## Given material
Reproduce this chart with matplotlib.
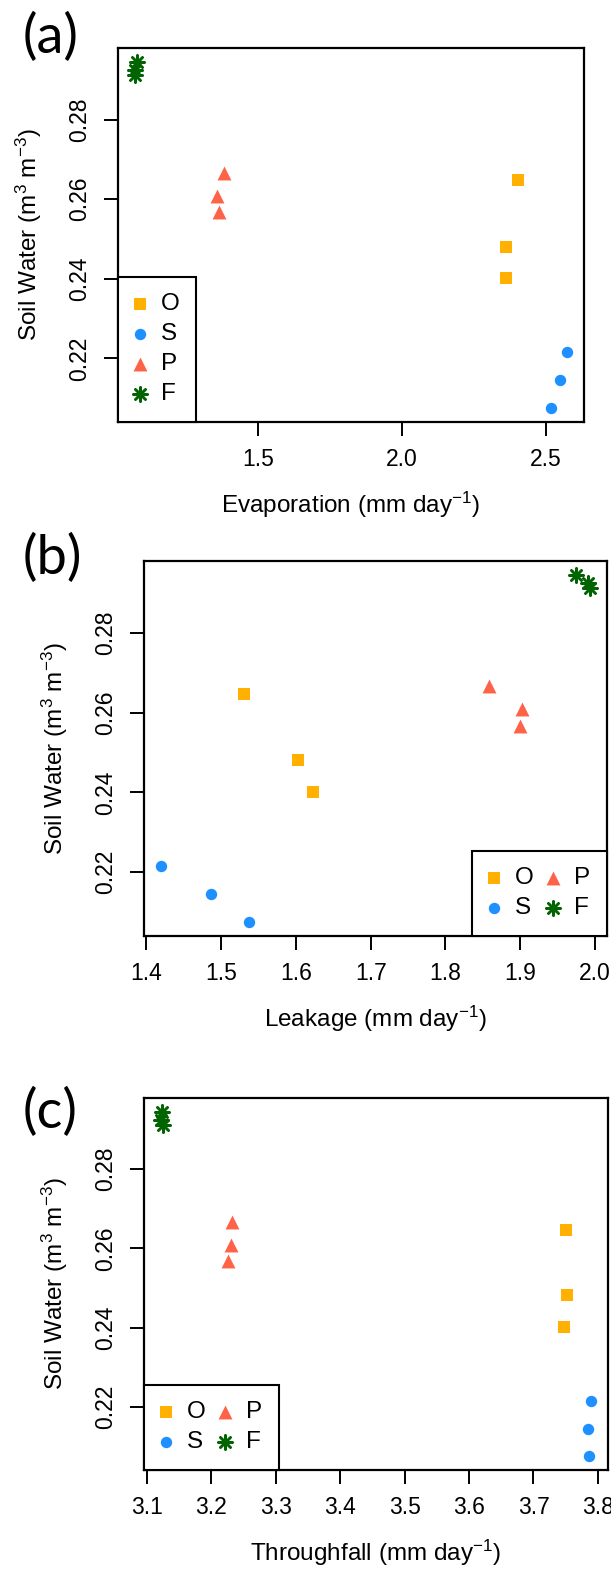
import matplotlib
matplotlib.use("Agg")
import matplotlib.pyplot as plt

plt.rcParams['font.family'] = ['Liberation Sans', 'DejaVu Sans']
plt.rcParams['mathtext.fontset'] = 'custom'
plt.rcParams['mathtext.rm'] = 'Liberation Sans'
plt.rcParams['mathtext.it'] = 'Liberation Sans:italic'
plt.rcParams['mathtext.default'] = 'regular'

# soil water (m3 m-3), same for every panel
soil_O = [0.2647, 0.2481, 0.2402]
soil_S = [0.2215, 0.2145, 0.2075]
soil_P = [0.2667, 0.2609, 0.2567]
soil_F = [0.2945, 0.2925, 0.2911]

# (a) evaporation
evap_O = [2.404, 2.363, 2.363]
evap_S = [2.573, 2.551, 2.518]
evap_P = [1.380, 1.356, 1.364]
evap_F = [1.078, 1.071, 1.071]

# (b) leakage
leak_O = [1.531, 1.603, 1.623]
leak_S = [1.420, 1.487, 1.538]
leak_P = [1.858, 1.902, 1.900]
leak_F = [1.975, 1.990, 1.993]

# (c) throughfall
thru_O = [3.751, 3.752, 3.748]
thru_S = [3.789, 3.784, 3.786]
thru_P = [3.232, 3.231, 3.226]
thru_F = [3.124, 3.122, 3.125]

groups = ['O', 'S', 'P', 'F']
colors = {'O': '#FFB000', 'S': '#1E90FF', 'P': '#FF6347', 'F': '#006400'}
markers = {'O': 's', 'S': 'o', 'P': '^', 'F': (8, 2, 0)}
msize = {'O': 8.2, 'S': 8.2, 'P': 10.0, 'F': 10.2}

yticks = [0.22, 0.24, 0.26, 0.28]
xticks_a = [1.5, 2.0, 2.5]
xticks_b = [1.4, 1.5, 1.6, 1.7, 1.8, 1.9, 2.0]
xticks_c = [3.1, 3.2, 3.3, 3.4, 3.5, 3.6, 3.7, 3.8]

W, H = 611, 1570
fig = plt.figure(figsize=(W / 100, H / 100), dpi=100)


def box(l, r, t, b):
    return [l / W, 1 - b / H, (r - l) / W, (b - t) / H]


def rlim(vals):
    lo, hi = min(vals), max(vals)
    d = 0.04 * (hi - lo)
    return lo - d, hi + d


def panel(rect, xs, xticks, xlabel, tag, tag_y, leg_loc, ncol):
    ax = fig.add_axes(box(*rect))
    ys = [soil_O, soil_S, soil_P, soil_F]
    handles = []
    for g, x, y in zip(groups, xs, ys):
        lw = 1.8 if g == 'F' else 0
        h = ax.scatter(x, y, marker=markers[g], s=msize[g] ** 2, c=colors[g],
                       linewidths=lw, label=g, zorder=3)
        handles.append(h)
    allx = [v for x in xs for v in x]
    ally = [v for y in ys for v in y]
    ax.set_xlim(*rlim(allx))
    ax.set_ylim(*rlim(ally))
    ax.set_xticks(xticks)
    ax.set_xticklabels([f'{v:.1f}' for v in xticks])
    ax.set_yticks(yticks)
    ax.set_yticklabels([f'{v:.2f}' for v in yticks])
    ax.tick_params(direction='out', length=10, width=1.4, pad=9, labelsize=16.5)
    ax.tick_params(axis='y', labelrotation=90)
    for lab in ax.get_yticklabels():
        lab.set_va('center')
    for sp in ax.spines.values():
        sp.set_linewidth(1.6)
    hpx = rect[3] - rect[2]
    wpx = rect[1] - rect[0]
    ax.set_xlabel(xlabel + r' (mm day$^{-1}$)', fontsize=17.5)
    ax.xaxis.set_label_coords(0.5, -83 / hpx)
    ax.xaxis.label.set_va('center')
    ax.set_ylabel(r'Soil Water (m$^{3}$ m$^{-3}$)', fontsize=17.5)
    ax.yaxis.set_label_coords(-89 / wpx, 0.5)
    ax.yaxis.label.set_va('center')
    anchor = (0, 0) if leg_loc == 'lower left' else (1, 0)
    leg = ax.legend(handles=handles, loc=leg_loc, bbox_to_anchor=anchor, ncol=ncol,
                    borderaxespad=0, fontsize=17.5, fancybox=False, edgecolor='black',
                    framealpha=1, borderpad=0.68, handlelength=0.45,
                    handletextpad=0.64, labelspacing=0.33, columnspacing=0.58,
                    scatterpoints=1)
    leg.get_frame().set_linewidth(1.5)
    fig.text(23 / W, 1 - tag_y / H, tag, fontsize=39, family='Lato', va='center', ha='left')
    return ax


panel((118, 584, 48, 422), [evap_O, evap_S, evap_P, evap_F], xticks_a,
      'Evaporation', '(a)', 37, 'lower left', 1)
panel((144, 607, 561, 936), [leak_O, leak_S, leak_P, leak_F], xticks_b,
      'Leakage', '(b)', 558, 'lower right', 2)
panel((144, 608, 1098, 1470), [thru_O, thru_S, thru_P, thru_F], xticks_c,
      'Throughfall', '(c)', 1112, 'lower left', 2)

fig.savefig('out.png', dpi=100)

## What needs to be done
Pictures excluded, repeat exactly the lines from the top of the material through the line with "import matplotlib.pyplot as plt", including both of those lines.

## Exercise output
Reproduce this chart with matplotlib.
import matplotlib
matplotlib.use("Agg")
import matplotlib.pyplot as plt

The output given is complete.